The split is pretty even. 73.7m people voted Democrat. 76.4m voted Republican. That itself is no great cause for alarm. What does cause alarm is the utter divide between the two groups. New York, for example. is pretty solidly Democrat. Someone who voted Trump told me they would never admit to it publicly because of the public shame it would bring. The same is true in the red states. To admit you voted Democrat in some Southern Baptist churches in Texas would be to invite social ostracism. Many Evangelical pastors who have their doubts about Trump have to keep quiet otherwise they would lose the support of their congregations and quite possibly their jobs. As a result, the only Evangelicals that tend to criticise Trump will be academics or journalists who have little to lose. 

As a taxi driver joked, if a young Democrat goes out on a date with someone they've met on Tinder, and discover their partner voted Republican, there is unlikely to be a second date. A Christian visitor centre in Washington DC tells me that they are looking forward to Trump being President again, because the flow of evangelical Republicans visiting the capital dried up during the past four years as they felt it was Biden’s town. It’s well known that nearly 80 per cent of white Evangelicals voted for Donald Trump. Such families were more likely to come to DC to see the seat of government if they knew ‘their guy’ was in the White House.  

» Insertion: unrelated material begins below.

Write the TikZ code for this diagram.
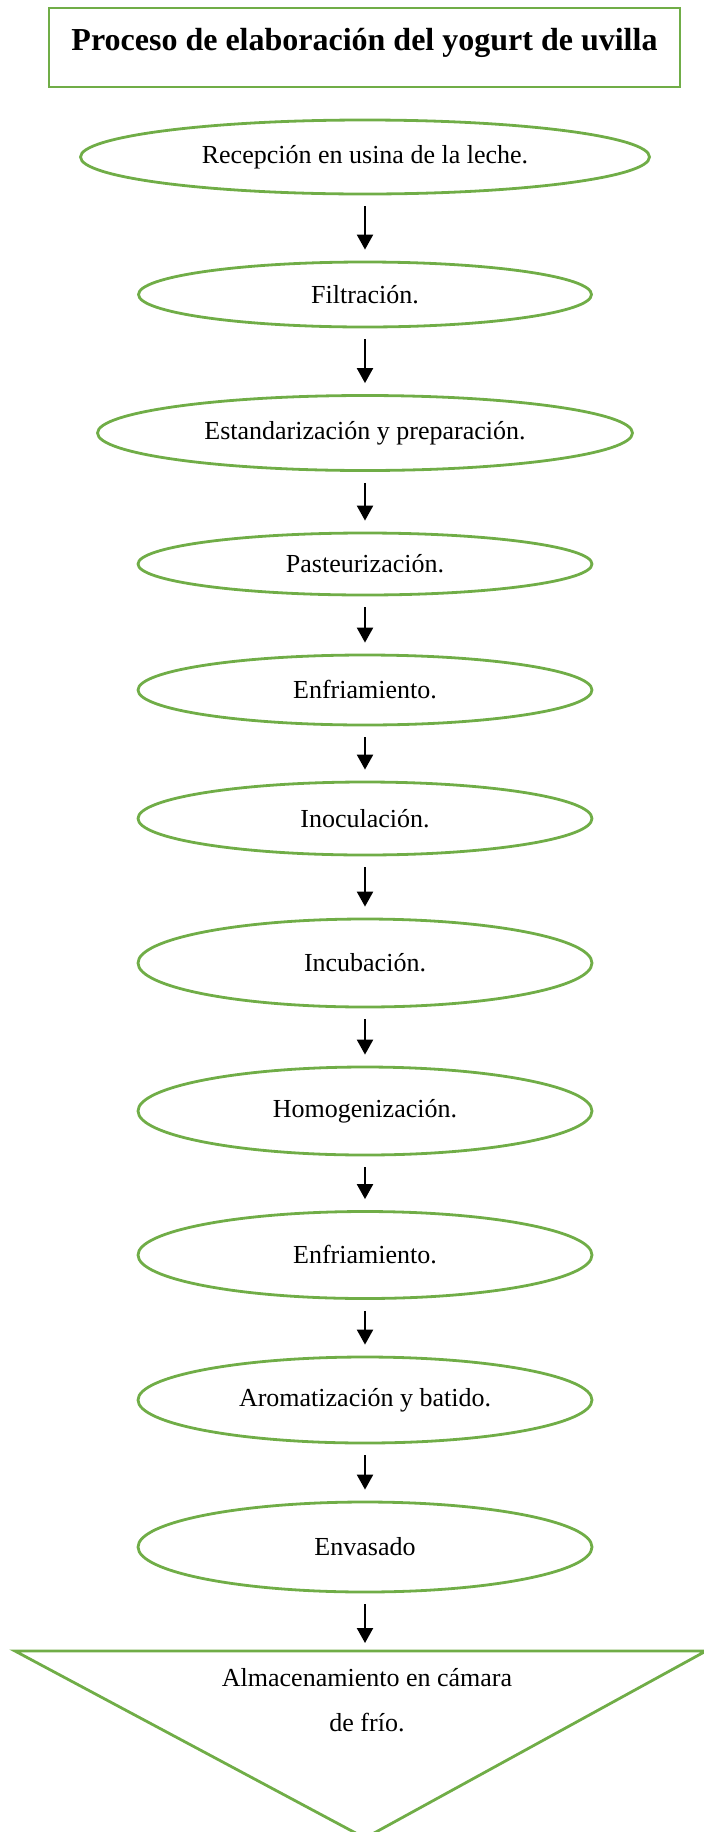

It seems that in the current version of the USA, who you voted for is the number one identity marker. And the two groups rarely talk. In New York I preached in an Episcopal church. The Bible readings for the day spoke of ‘wars and rumours of wars’ – ‘everything will be thrown down’ – apocalyptic texts that invited me to talk about the election in the light of Jesus. Beforehand I asked the Rector what the voting pattern of the church was. “It’s genuinely purple” he said – “a mix of red and blue, Republican and Democrat, Trump and Harris. At least here they do talk to each other.” That seemed a rare thing in this deeply divided country.  

Jesus once said: “Every kingdom divided against itself will be ruined, and every city or household divided against itself will not stand.” Trump may well fix the economy and illegal immigration. Yet such deep division, especially in a nation whose identity rests of unity is perhaps a more existential threat.